Del mismo modo, he recordado la intensa correspondencia que mantuve con Antonio Enrique hace unos años. Entre otros temas, salieron a relucir los horrores de la barbarie nazi y, consecuentemente, los nombres de algunos poetas que dejaron constancia del genocidio a través de sus escritos. Me habló también de su interés por la cultura judía y de sus numerosas lecturas acerca de los Lager. Me dijo que, al igual que yo, suele ver los documentales sobre el Holocausto que transmiten por televisión. Me comentó que los hombres y mujeres que aparecen tras la pantalla son ya espectros, con sus gestos mecánicos y sus caras blanquecinas. Yo también los veo así: desprovistos de sus posesiones y, lo que es peor, de sus identidades; igual que maniquíes sin ropa, expuestos a las miradas ajenas y frías, ¡las miradas de sus semejantes! De ahí la mayor humillación. De ahí la idea que probablemente indujo al poeta a escribir este libro.

Lean de nuevo con atención estas palabras que he mencionado anteriormente: “(…) la fuerza para expresar el misterio que calladamente se abre”. Y esto es, en definitiva, lo que La Palabra Muda viene a representar porque encontraremos aquí el peso de los que fueron condenados al silencio y la dificultad de expresar con palabras tal horror.

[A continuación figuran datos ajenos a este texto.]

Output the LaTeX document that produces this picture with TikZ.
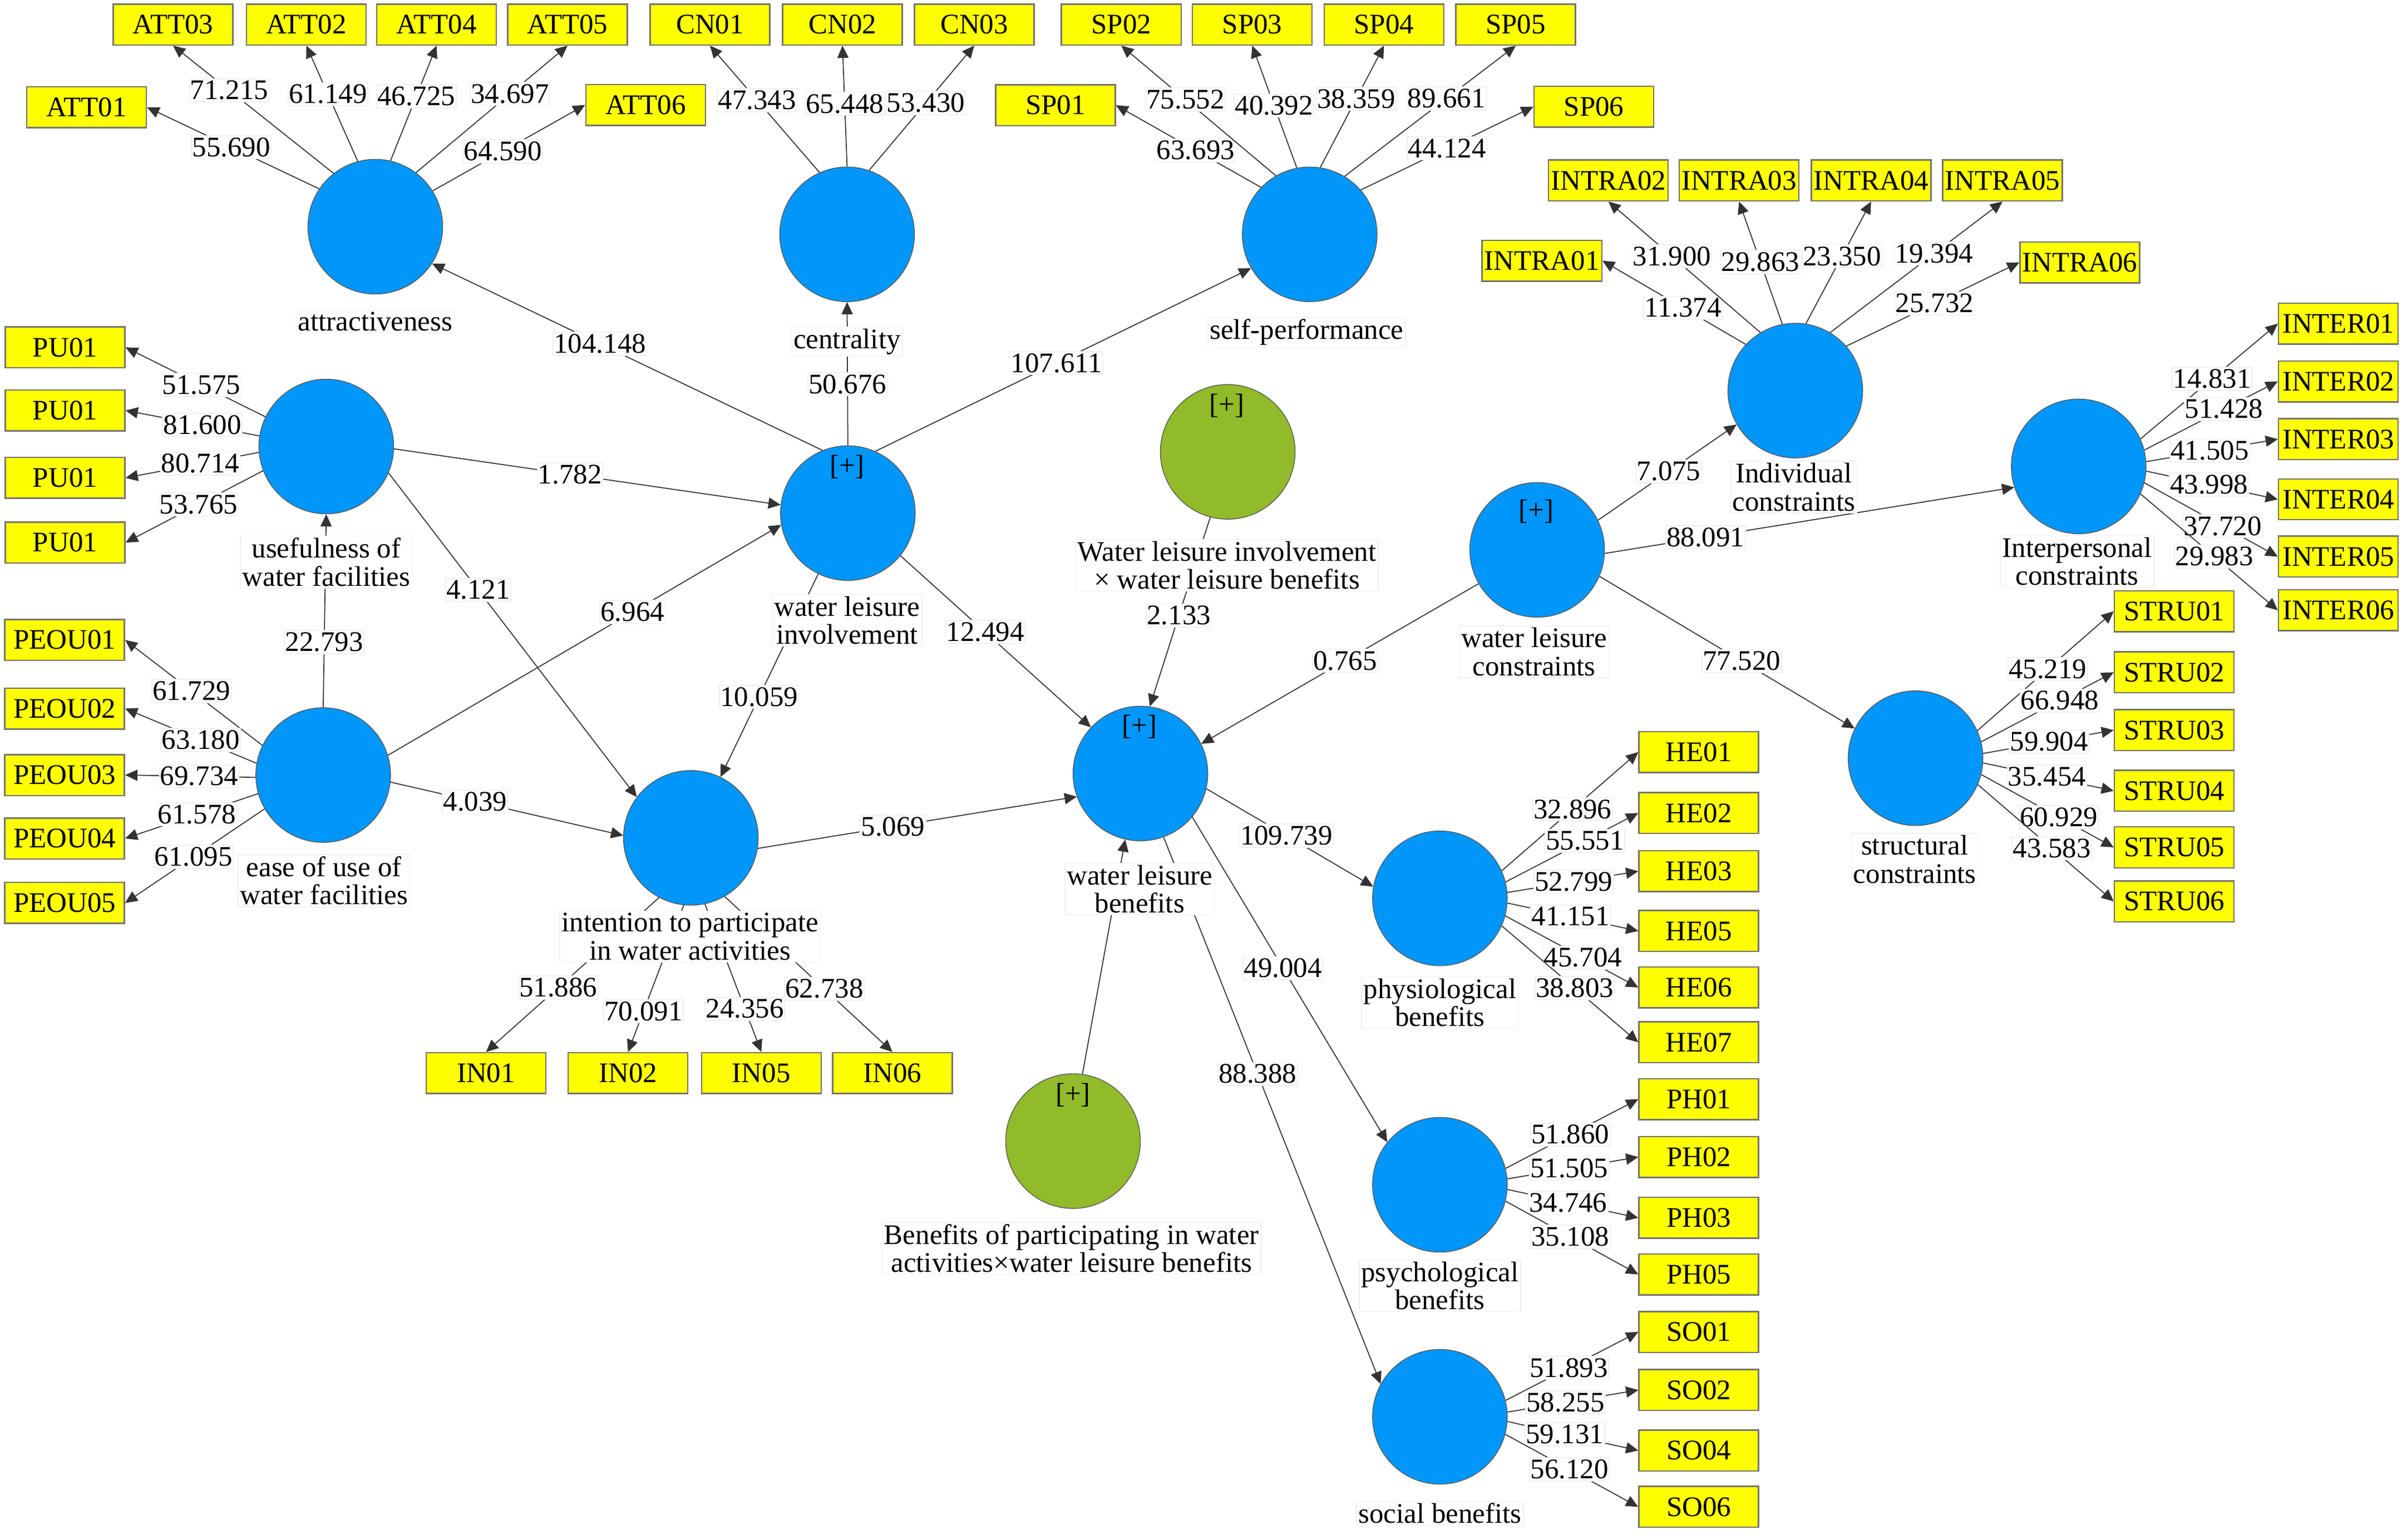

Finalizo con los últimos versos del epílogo: Adentro y más adentro. Vemos aquí con qué precisión Antonio Enrique introduce el amor y la piedad en la barbarie, porque sabe que el sol sigue brillando sobre el horizonte, y que durante la noche la luna hace su ronda, y que el poeta, mediante la palabra, que es su arma, está capacitado para plasmar los rastros del pasado y rescatar esa eternidad que quedó sumergida:

“(…) por donde navegan las caricias nunca dadas,

los besos imposibles, los abrazos que se desvanecen

en la ilusión de haber vivido y sentido

lo que estaba lejos de ti, adentro y más adentro:

un sueño de oro, una pasión de diamante,

la insigne libertad del águila y la armonía

vertical, cadenciosa y blanca del clamoroso cisne.